Probably the biggest thing most people ignore about their tires is inflation; underinflation can take thousands of miles off a tire's life.

Tire inflation should be checked a minimum of twice a month. And if air is needed each time, then checks should be made more often. Tires should be inflated to the pressures indicated in the car-owner's manual.

But other aspects are important too -- wheel balancing and wheel alignment. When should wheels be balanced and aligned? WHEEL BALANCING -- Tires, when you think about it, are amazingly durable. They go thousands of miles, through all kinds of weather, supporting the weight of the car and its occupants, making quick stops, hitting pot holes, and so on.

Stillm, they're not quite perfect: Almost every tire has a slight imbalance in it, some spot that's a little heavier than a corresponding section elsewhere on the tire.

This isn't because tire makers are careless or incompetent; it would be prohibitively expensive to build a perfectly balanced tire, and there's no need -- wheel-balancing gets rid of the imbalance in the tire.

There are three kinds of wheel balancing -- static balancing, dynamic (computer) balancing, and on-car balancing.
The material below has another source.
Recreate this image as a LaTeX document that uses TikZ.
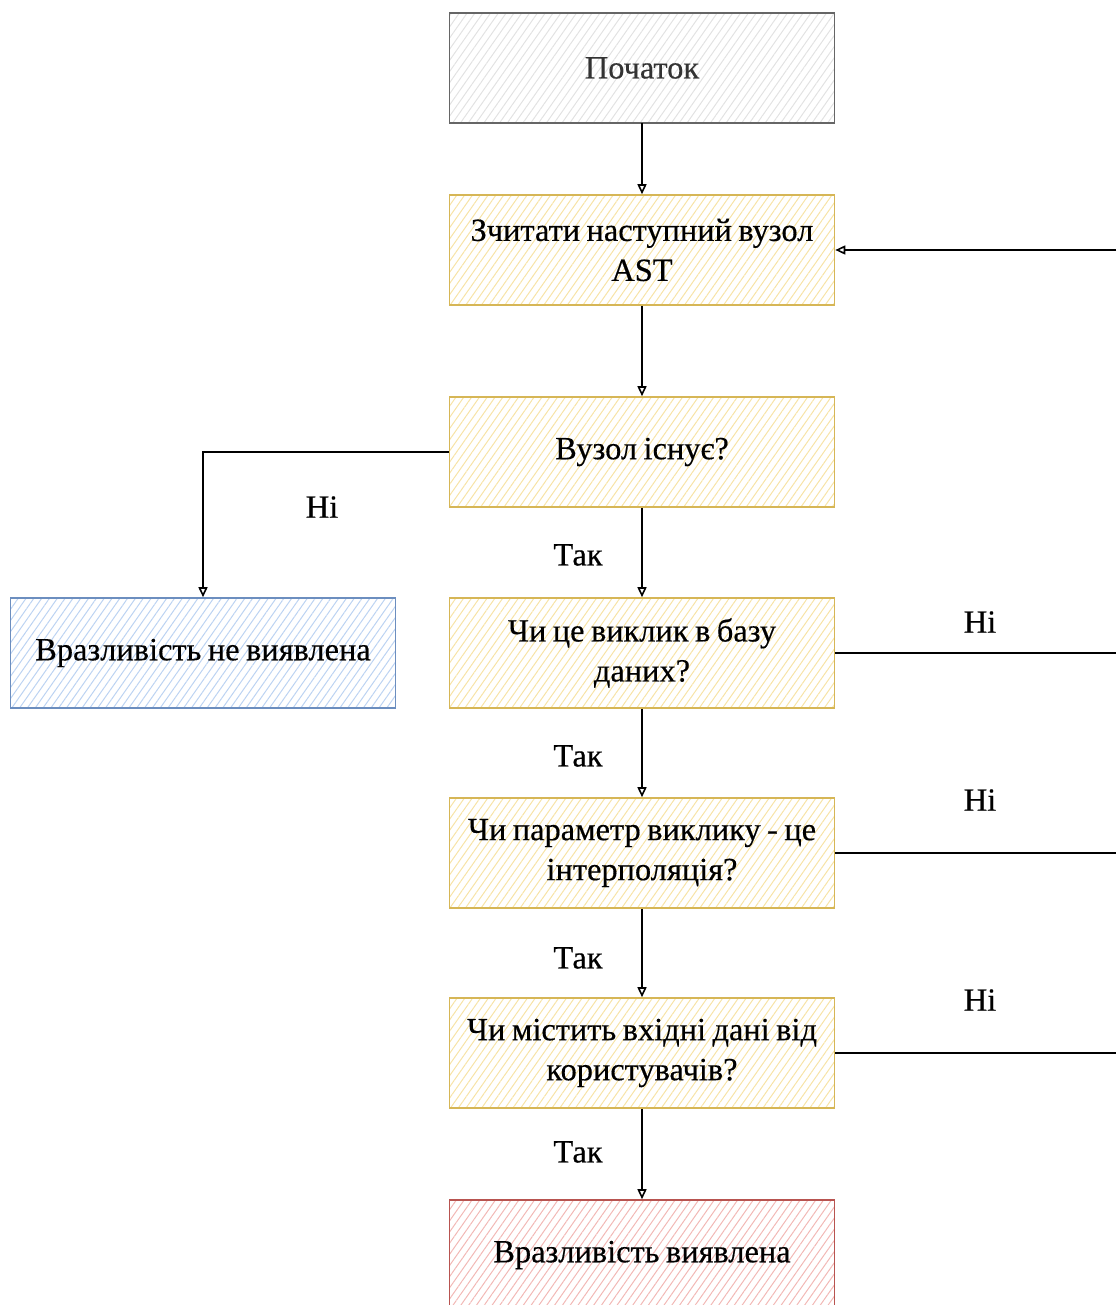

Static balancing, also sometimes referred to as bubble balancing, is the cheapest method of balancing. And for most tire-wheel combinations it works adequately.

Spin-balancing is more expensive. But it is a better method. The wheel (tire mounted on the rim) is placed on a computerized machine that spins it; balances the tire in two different planes, whereas static balancing deals with only one plane.

On-car balancing is done generally on older cars that are having problems getting their wheels balanced in the static or dynamic balancing modes. With this type of balancing, the wheel is not removed from the car. A special machine turns the wheel while it is still mounted on the car. This procedure results in balancing not only the tire and rim, but the rest of the rotating mass (roter, brake drum, etc) as well.

One important thing to remember about on-car balancing -- when a wheel is removed from the car, the balance is lost, unless the wheel is put back on the car in exactly the same position as it was when it was removed.

To be sure you get it back on in the right position, before removing the wheel, make a chalk mark on the end of one stud, and make a corresponding chalk mark on the rim by the hole for that stud. When you put the wheel back on, be sure the chalk marks line up -- that way you know the wheel went back on in the same position.

Regardless of which method is used, wheel weights of various size are used to put the wheel in balance. WHEEL ALIGNMENT -- As long as your car handles all right, and tires are wearing evenly there's no reason to check alignment.

Sometimes a handling problem, such as the car's pulling to one side, is attributed to wheel misalignment, when really the only problem is that one of the tires is low.

But if the tires are properly inflated and handling is strange, or tire wear is uneven, have the car checked out. You yourself can inspect the tires for wear.

Excessive wear at both outer edges of a tire but little or no wear in the center probably indicates under-inflation. Excessive wear in the middle of the tread but little wear on the outside edge likely means over-inflation.

Wear on only one side of a tire probably means excessive camber, which is a wheel-alignment problem.

If the edges of a tire tread are feathered, this probably meand incorrect toe-in, which is another wheel-alignment problem. With this type of wear, if you rub your fingers across the tread in one direction the edges of the tread will be rubbed smooth, and will feel relatively smooth to your fingers.

Rubbing in the other direction, however, the treads will feel sharper because they're a little higher, this is called feathered wear.

Bald spots probably indicate that the wheel is unbalanced.